- Generative AI has enabled advertisers like Levi’s to create BIPOC-presenting models for cheap.
- This practice has been sharply criticized.
- Some advertisers have created internal guidelines to make sure AI-generated models don’t undercut BIPOC talent.
Advertisers using generative AI to depict BIPOC human models are raising alarm bells among critics who say this use case is Digital Blackface.
When Levi’s said in April it would use generative AI to increase “the number and diversity” of its models, it was accused of taking away opportunities from diverse models and production talent.
Non-white models spoke about how they book fewer jobs in a white-dominated industry.
“People of color don’t get as many bookings or don’t get requested nearly as much as white models,” Efosa Uwubamwen, a Black model, told Insider in a previous story.
There are cost-savings from using generative AI, not just for not hiring models but also to replace sets and backgrounds. However, companies using generative AI to quickly signal diversity, as Levi’s did when it said it wanted to show diverse models “in a sustainable way,” can end up excluding the very people they intended to include.
A Levi’s spokesperson pointed to a March statement addressing these criticisms, and described its upcoming work with generative AI as “a small, controlled pilot” for its website. “We are not scaling back our plans for live photo shoots, the use of live models, or our commitment to working with diverse models,” the spokesperson told Insider.
Renee Miller, chief diversity, equity, and inclusion officer at the ad agency Code and Theory, understands that attraction to save time and money, while seeming to promote diversity.
“It’s now gotten to a place where, particularly for smaller clients, it is tempting,” she said. “‘Oh man, we can have all the models we wanted, but for a smaller price!'”
Apparel company Revolve debuted billboards that used AI-generated models wearing some of its upcoming fashions and was met with little fuss.
“We won’t have to spend on a photoshoot potentially, tens of thousands of dollars building a set,” Michael Mente, Revolve’s co-CEO, previously explained to Insider.
“You want inclusion, but these shortcuts to inclusion often actually create the opposite,” said Code and Theory’s Miller. The key, Miller said, is to ask the right questions early on around the consequences of using a generative AI model.
“Who are you paying, who are you hiring, what ends up happening in the end?” Miller said. “It’s not like AI models are only created by white folks who then are using this digital blackface, digital yellowface, et cetera. There are people of color who have created generative AI models.”

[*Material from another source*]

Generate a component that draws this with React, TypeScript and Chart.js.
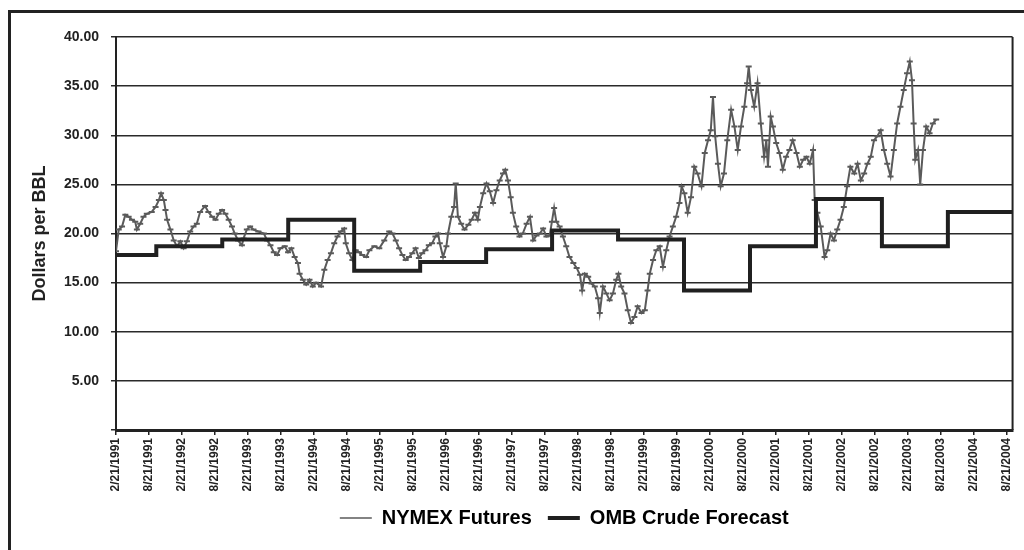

She added: “We don’t want to end up in a position where we have a Shudu.” Shudu Gram was a heavily-criticized digital creation from 2018 who presented as a Black woman but was designed by a white man, and touted brands like SOULSKY and Fenty on Instagram.
In response to these concerns, advertisers are starting to put guardrails in place.
Agencies like Code and Theory, VMLY&R, and Media.Monks, for instance, have positioned internal groups and Slack channels to focus on these issues and provide resources for creative talent who might have questions over the ethical use of AI.
Code and Theory has an AI ethics board, Miller said. And VMLY&R is integrating a framework to make sure the agency uses generative AI in a way that’s ethical and legal, said its chief innovation officer Brian Yamada.
“We’re building that into our processes to have humans in-the-loop and ask the right questions along the design and development cycle,” Yamada said.
Despite the need for caution, some advertisers want to train generative AI engines to be more representative of diverse experiences.
For instance, Alex Coles, a motion designer at Decoded Advertising, helped run a project to see if generative AI could synthesize the nuances of a “Black voice.”
“We found that yes, it can capture the Black voice, however it captures the biases that are seen of the Black voice,” Coles said. “It will come out with an output speaking like Megan Thee Stallion.”
Decoded Advertising staffers see an opportunity to make sure data about diverse peoples informs generative AI.
“Without the data being put in from Black experiences, AI tools have been limited,” said Decoded Advertising junior strategist Cheyanne Moore. “In order for it to be accurate, it must have diversity included.”